05:00 pm July 18, 2014

That's an interesting question. I would also be interested to learn the Scrum answer. From a Lean Startup perspective one would correlate the gathering of actionable metrics with a particular release, so the associated lessons can be validated. If we assume that it is indeed actionable metrics that are gathered in the survey, and that each increment is in fact released, that may imply a frequency of once per sprint.

It's always best to evaluate the current release so inspection and adaptation occurs as quickly as possible and with minimal waste. If, as you say, the customer has not had time to do so, then you would evaluate the most recent release that can provide useful actionable data. The fact that it is not the current increment is, I think, quite immaterial to the issue of frequency. What matters is that it is being done as early as is practicable, and on cadence.


12:34 pm July 23, 2014

Ian,

I located this on scrumsense, so fits in with what we both think, so again nothing concrete.
Mentions recommended after every release, but then goes on to say this would be too annoying and opts for
six weeks to 3 months, so kind of contradicts whats actually the right frequency with an overriding statement.
As to which one is correct its anyones guess, its written, but clear as mud. :-(

Customer Satisfaction Survey [value]
A customer satisfaction survey contains a number of questions aimed at assessing the
customers’ view of the team and the work the team is delivering. While the questions are
mostly qualitative and individual answers subjective, surveys taken regularly and across a
variety of participants will yield useful trends.

It is desirable to conduct such surveys before or at the start of the Agile implementation to
establish a baseline against which to assess progress.
Recommended frequency is with or after each release of the product. If releases are infrequent
then perhaps each sprint, but too often will become annoying for the participants. Around
every 6 weeks to 3 months feels about right


02:21 pm July 23, 2014

Where does your question on Customer Satisfaction Surveys come from? Is it an actual PSPO question from a scrum.org exam or other official scrum.org resource?


02:46 pm July 23, 2014

Ian,

PSPO I exam, its a tricky one for sure, i noted it down as it was an odd one.
Couldn't find much on it, its taken me a few days to stumble across that article I posted.
As to if the
Recommended frequency is with or after each release of the product.
or
If releases are infrequent then perhaps each sprint, but too often will become annoying for the participants.
or
Around every 6 weeks to 3 months feels about right

is the correct answer, the jury is still out, that's three options in the one article.


Michael


10:05 am August 11, 2020

I think "frequently" would be a good answer. And btw, it's not normal to have questions like these which can be interpreted on many way, then it costs the everybody's nerves, money and time...


07:14 am August 12, 2020

As the original post is 6 years ago, I'm curious what you've learned in the meanwhile Ian. From my personal perspective/experience, this too is empiricism in the works. See what works best to be able to maximize the value of the product. Annoying customers with questions does not work that well for maximizing the value, so there should be a balance again. But, as we all know, there are no best practices in complex environments. Take the discussion to the stakeholders, I guess.


05:39 pm August 12, 2020

Reading this again after 6 years, I would be more inclined to challenge the question, and the idea of establishing a particular frequency for surveys, and perhaps their value as a leading indicator. The best empirical measure is to assess what customers actually do, which is something that indeed ought to articulate to each incremental release of functionality.


03:38 am August 13, 2020

I like the Microsoft approach. They have "feedback" buttons all over Office365. I use that to submit my feedback often. I don't expect that anybody is reading, but I once had an engineer e-mail me directly. I was very surprised!


08:00 am August 16, 2020

I agree with Mark, ideally, feedback/survey feature should be built into the product itself.

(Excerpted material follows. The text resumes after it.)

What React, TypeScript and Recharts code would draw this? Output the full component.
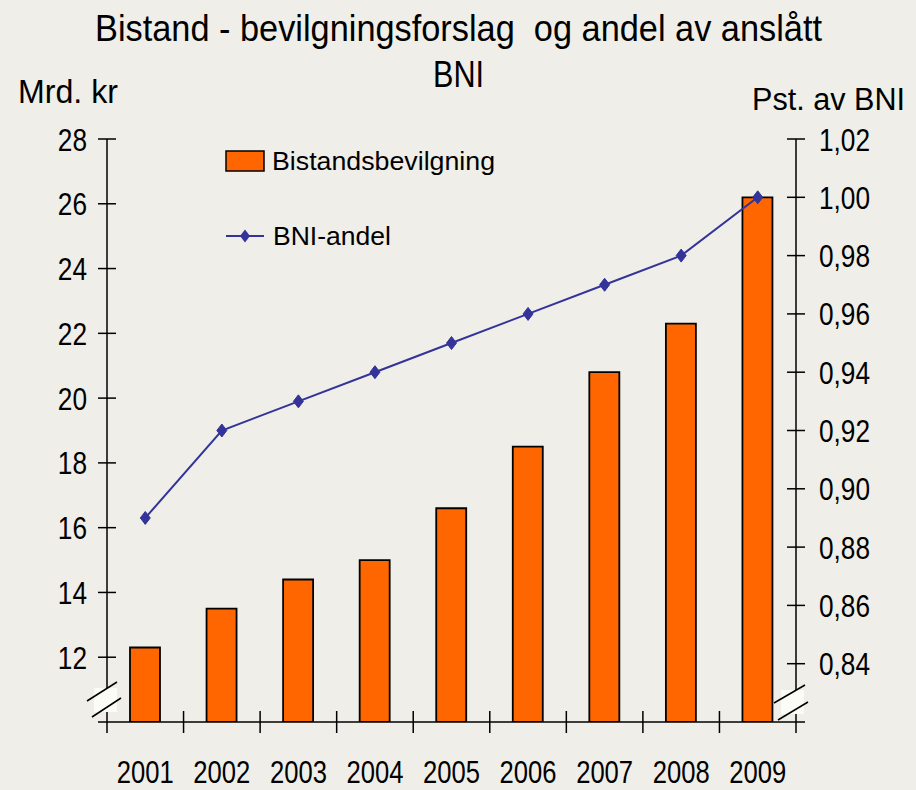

My own experience with custom, periodic user surveys isn't that great. I feel customers respond only when they have an issue with the product otherwise they tend to ignore survey notifications. We recently did a user survey for Teamcity application and to our surprise, only 5% of the users registered their vote.


02:38 pm December 21, 2020

As there are so many ways to measure customer satisfaction, frequent measuring of the feedback is common these days.  These days feedback mechanism is built into the software as mentioned by Mark.


07:09 pm February 16, 2022

Yes, its a certification question and the guide doesn't talk anything on these. A frequent or Quarterly, one of these two are ideal, but again it all depends on Product to Product.

 

Scrum.org....lets start with 'Why', 'Why did you include such an abstract question in the test?


06:53 pm February 20, 2022

The exams aren't just based upon the guide, that is why Scrum.org provide learning paths and/or other material for each of their exams.